WHAT IS EXPECTED: Give back the full listing, character for character, with no pictures.
***** DATA LINES
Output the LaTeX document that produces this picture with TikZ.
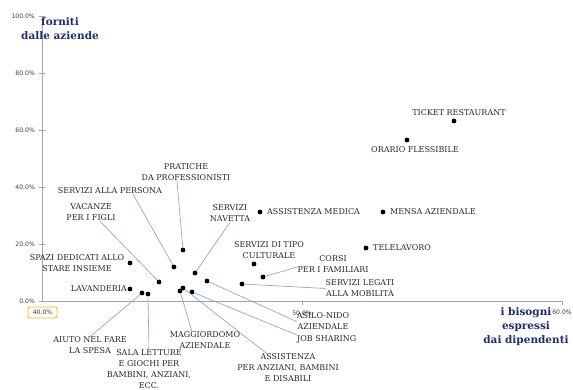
\documentclass[tikz,border=0pt]{standalone}
\usepackage{fontspec}
\newfontfamily\lblfont{DejaVu Serif}
\newfontfamily\tckfont{DejaVu Sans}
\definecolor{navy}{RGB}{31,45,105}
\definecolor{leadblue}{RGB}{125,160,205}
\definecolor{axisgray}{RGB}{165,165,165}
\definecolor{boxgold}{RGB}{245,185,20}

\begin{document}
\begin{tikzpicture}[x=1pt,y=-1pt,
  dot/.style={circle, fill=black, inner sep=0pt, minimum size=4.8pt},
  lbl/.style={font=\lblfont\fontsize{8}{11}\selectfont, text=black!85, align=center, inner sep=0pt},
  ttl/.style={font=\lblfont\bfseries\fontsize{10.5}{14}\selectfont, text=navy, align=center, inner sep=0pt},
  tck/.style={font=\tckfont\fontsize{6.1}{7}\selectfont, text=black!75, inner sep=0pt},
  lead/.style={draw=leadblue, line width=0.6pt}]
\useasboundingbox (0,0) rectangle (573,390);

% axes
\draw[axisgray, line width=0.7pt] (42,16) -- (42,301) -- (563,301);
\foreach \y in {16,73,130,187,244,301} \draw[axisgray, line width=0.6pt] (39,\y) -- (45,\y);
\foreach \x in {302,562} \draw[axisgray, line width=0.6pt] (\x,301) -- (\x,305);

\node (t100) at (35,16) [tck, anchor=east] {100.0\%};
\node (t80) at (35,73) [tck, anchor=east] {80.0\%};
\node (t60) at (35,130) [tck, anchor=east] {60.0\%};
\node (t40) at (35,187) [tck, anchor=east] {40.0\%};
\node (t20) at (35,244) [tck, anchor=east] {20.0\%};
\node (t0) at (35,301) [tck, anchor=east] {0.0\%};
\node (x40) at (42.5,312.5) [tck, draw=boxgold, line width=0.9pt, rounded corners=2pt, minimum width=29pt, minimum height=11pt] {40.0\%};
\node (x50) at (302,313) [tck] {50.0\%};
\node (x60) at (562,312) [tck] {60.0\%};

\node (fornite) at (60,29) [ttl] {forniti\\dalle aziende};
\node (bisogni) at (526,327) [ttl] {i bisogni\\espressi\\dai dipendenti};

% dots
\node (ticket) at (454,121) [dot] {};
\node (orario) at (407,140) [dot] {};
\node (medica) at (260,212) [dot] {};
\node (mensa) at (383,212) [dot] {};
\node (tele) at (366,248) [dot] {};
\node (cult) at (254,264) [dot] {};
\node (corsi) at (263,277) [dot] {};
\node (mob) at (242,284) [dot] {};
\node (prat) at (183,250) [dot] {};
\node (pers) at (174,267) [dot] {};
\node (navetta) at (195,273) [dot] {};
\node (asilo) at (207,281) [dot] {};
\node (vac) at (159,282) [dot] {};
\node (spazi) at (130,263) [dot] {};
\node (lav) at (130,289) [dot] {};
\node (aiuto) at (142,293) [dot] {};
\node (sala) at (148,294) [dot] {};
\node (magg) at (180,291) [dot] {};
\node (assist) at (183,288) [dot] {};
\node (job) at (192,292) [dot] {};

% labels
\node (ticketL) at (459,113) [lbl] {TICKET RESTAURANT};
\node (orarioL) at (415,150) [lbl] {ORARIO FLESSIBILE};
\node (medicaL) at (267,212) [lbl, anchor=west] {ASSISTENZA MEDICA};
\node (mensaL) at (390,212) [lbl, anchor=west] {MENSA AZIENDALE};
\node (teleL) at (373,248) [lbl, anchor=west] {TELELAVORO};
\node (cultL) at (269,250) [lbl] {SERVIZI DI TIPO\\CULTURALE};
\node (corsiL) at (333,264) [lbl] {CORSI\\PER I FAMILIARI};
\node (mobL) at (360,288.5) [lbl] {SERVIZI LEGATI\\ALLA MOBILIT\`A};
\node (pratL) at (186,172.5) [lbl] {PRATICHE\\DA PROFESSIONISTI};
\node (persL) at (110,191) [lbl] {SERVIZI ALLA PERSONA};
\node (navettaL) at (230,213.5) [lbl] {SERVIZI\\NAVETTA};
\node (vacL) at (91,212.5) [lbl] {VACANZE\\PER I FIGLI};
\node (spaziL) at (77,263) [lbl] {SPAZI DEDICATI ALLO\\STARE INSIEME};
\node (lavL) at (127,289) [lbl, anchor=east] {LAVANDERIA};
\node (aiutoL) at (90,345.5) [lbl] {AIUTO NEL FARE\\LA SPESA};
\node (salaL) at (149,369.5) [lbl] {SALA LETTURE\\E GIOCHI PER\\BAMBINI, ANZIANI,\\ECC.};
\node (maggL) at (205,340.5) [lbl] {MAGGIORDOMO\\AZIENDALE};
\node (assistL) at (288,368) [lbl] {ASSISTENZA\\PER ANZIANI, BAMBINI\\E DISABILI};
\node (jobL) at (297,339) [lbl, anchor=west] {JOB SHARING};
\node (asiloL) at (323,321.5) [lbl] {ASILO-NIDO\\AZIENDALE};

% leader lines
\draw[lead] (prat) -- ([xshift=-9pt]pratL.south);
\draw[lead] (pers) -- ([xshift=23pt]persL.south);
\draw[lead] (vac) -- ([xshift=9pt]vacL.south);
\draw[lead] (navetta) -- (navettaL.south);
\draw[lead] (aiuto) -- (aiutoL.north);
\draw[lead] (sala) -- (salaL.north);
\draw[lead] (magg) -- ([xshift=-13pt]maggL.north);
\draw[lead] (assist) -- ([xshift=-21pt]assistL.north);
\draw[lead] (job) -- (jobL.north west);
\draw[lead] (asilo) -- (asiloL.west);
\draw[lead] (corsi) -- ([yshift=-3pt]corsiL.west);
\draw[lead] (mob) -- (mobL.west);

\end{tikzpicture}
\end{document}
**********
SOLUTION:
Output the LaTeX document that produces this picture with TikZ.
\documentclass[tikz,border=0pt]{standalone}
\usepackage{fontspec}
\newfontfamily\lblfont{DejaVu Serif}
\newfontfamily\tckfont{DejaVu Sans}
\definecolor{navy}{RGB}{31,45,105}
\definecolor{leadblue}{RGB}{125,160,205}
\definecolor{axisgray}{RGB}{165,165,165}
\definecolor{boxgold}{RGB}{245,185,20}

\begin{document}
\begin{tikzpicture}[x=1pt,y=-1pt,
  dot/.style={circle, fill=black, inner sep=0pt, minimum size=4.8pt},
  lbl/.style={font=\lblfont\fontsize{8}{11}\selectfont, text=black!85, align=center, inner sep=0pt},
  ttl/.style={font=\lblfont\bfseries\fontsize{10.5}{14}\selectfont, text=navy, align=center, inner sep=0pt},
  tck/.style={font=\tckfont\fontsize{6.1}{7}\selectfont, text=black!75, inner sep=0pt},
  lead/.style={draw=leadblue, line width=0.6pt}]
\useasboundingbox (0,0) rectangle (573,390);

% axes
\draw[axisgray, line width=0.7pt] (42,16) -- (42,301) -- (563,301);
\foreach \y in {16,73,130,187,244,301} \draw[axisgray, line width=0.6pt] (39,\y) -- (45,\y);
\foreach \x in {302,562} \draw[axisgray, line width=0.6pt] (\x,301) -- (\x,305);

\node (t100) at (35,16) [tck, anchor=east] {100.0\%};
\node (t80) at (35,73) [tck, anchor=east] {80.0\%};
\node (t60) at (35,130) [tck, anchor=east] {60.0\%};
\node (t40) at (35,187) [tck, anchor=east] {40.0\%};
\node (t20) at (35,244) [tck, anchor=east] {20.0\%};
\node (t0) at (35,301) [tck, anchor=east] {0.0\%};
\node (x40) at (42.5,312.5) [tck, draw=boxgold, line width=0.9pt, rounded corners=2pt, minimum width=29pt, minimum height=11pt] {40.0\%};
\node (x50) at (302,313) [tck] {50.0\%};
\node (x60) at (562,312) [tck] {60.0\%};

\node (fornite) at (60,29) [ttl] {forniti\\dalle aziende};
\node (bisogni) at (526,327) [ttl] {i bisogni\\espressi\\dai dipendenti};

% dots
\node (ticket) at (454,121) [dot] {};
\node (orario) at (407,140) [dot] {};
\node (medica) at (260,212) [dot] {};
\node (mensa) at (383,212) [dot] {};
\node (tele) at (366,248) [dot] {};
\node (cult) at (254,264) [dot] {};
\node (corsi) at (263,277) [dot] {};
\node (mob) at (242,284) [dot] {};
\node (prat) at (183,250) [dot] {};
\node (pers) at (174,267) [dot] {};
\node (navetta) at (195,273) [dot] {};
\node (asilo) at (207,281) [dot] {};
\node (vac) at (159,282) [dot] {};
\node (spazi) at (130,263) [dot] {};
\node (lav) at (130,289) [dot] {};
\node (aiuto) at (142,293) [dot] {};
\node (sala) at (148,294) [dot] {};
\node (magg) at (180,291) [dot] {};
\node (assist) at (183,288) [dot] {};
\node (job) at (192,292) [dot] {};

% labels
\node (ticketL) at (459,113) [lbl] {TICKET RESTAURANT};
\node (orarioL) at (415,150) [lbl] {ORARIO FLESSIBILE};
\node (medicaL) at (267,212) [lbl, anchor=west] {ASSISTENZA MEDICA};
\node (mensaL) at (390,212) [lbl, anchor=west] {MENSA AZIENDALE};
\node (teleL) at (373,248) [lbl, anchor=west] {TELELAVORO};
\node (cultL) at (269,250) [lbl] {SERVIZI DI TIPO\\CULTURALE};
\node (corsiL) at (333,264) [lbl] {CORSI\\PER I FAMILIARI};
\node (mobL) at (360,288.5) [lbl] {SERVIZI LEGATI\\ALLA MOBILIT\`A};
\node (pratL) at (186,172.5) [lbl] {PRATICHE\\DA PROFESSIONISTI};
\node (persL) at (110,191) [lbl] {SERVIZI ALLA PERSONA};
\node (navettaL) at (230,213.5) [lbl] {SERVIZI\\NAVETTA};
\node (vacL) at (91,212.5) [lbl] {VACANZE\\PER I FIGLI};
\node (spaziL) at (77,263) [lbl] {SPAZI DEDICATI ALLO\\STARE INSIEME};
\node (lavL) at (127,289) [lbl, anchor=east] {LAVANDERIA};
\node (aiutoL) at (90,345.5) [lbl] {AIUTO NEL FARE\\LA SPESA};
\node (salaL) at (149,369.5) [lbl] {SALA LETTURE\\E GIOCHI PER\\BAMBINI, ANZIANI,\\ECC.};
\node (maggL) at (205,340.5) [lbl] {MAGGIORDOMO\\AZIENDALE};
\node (assistL) at (288,368) [lbl] {ASSISTENZA\\PER ANZIANI, BAMBINI\\E DISABILI};
\node (jobL) at (297,339) [lbl, anchor=west] {JOB SHARING};
\node (asiloL) at (323,321.5) [lbl] {ASILO-NIDO\\AZIENDALE};

% leader lines
\draw[lead] (prat) -- ([xshift=-9pt]pratL.south);
\draw[lead] (pers) -- ([xshift=23pt]persL.south);
\draw[lead] (vac) -- ([xshift=9pt]vacL.south);
\draw[lead] (navetta) -- (navettaL.south);
\draw[lead] (aiuto) -- (aiutoL.north);
\draw[lead] (sala) -- (salaL.north);
\draw[lead] (magg) -- ([xshift=-13pt]maggL.north);
\draw[lead] (assist) -- ([xshift=-21pt]assistL.north);
\draw[lead] (job) -- (jobL.north west);
\draw[lead] (asilo) -- (asiloL.west);
\draw[lead] (corsi) -- ([yshift=-3pt]corsiL.west);
\draw[lead] (mob) -- (mobL.west);

\end{tikzpicture}
\end{document}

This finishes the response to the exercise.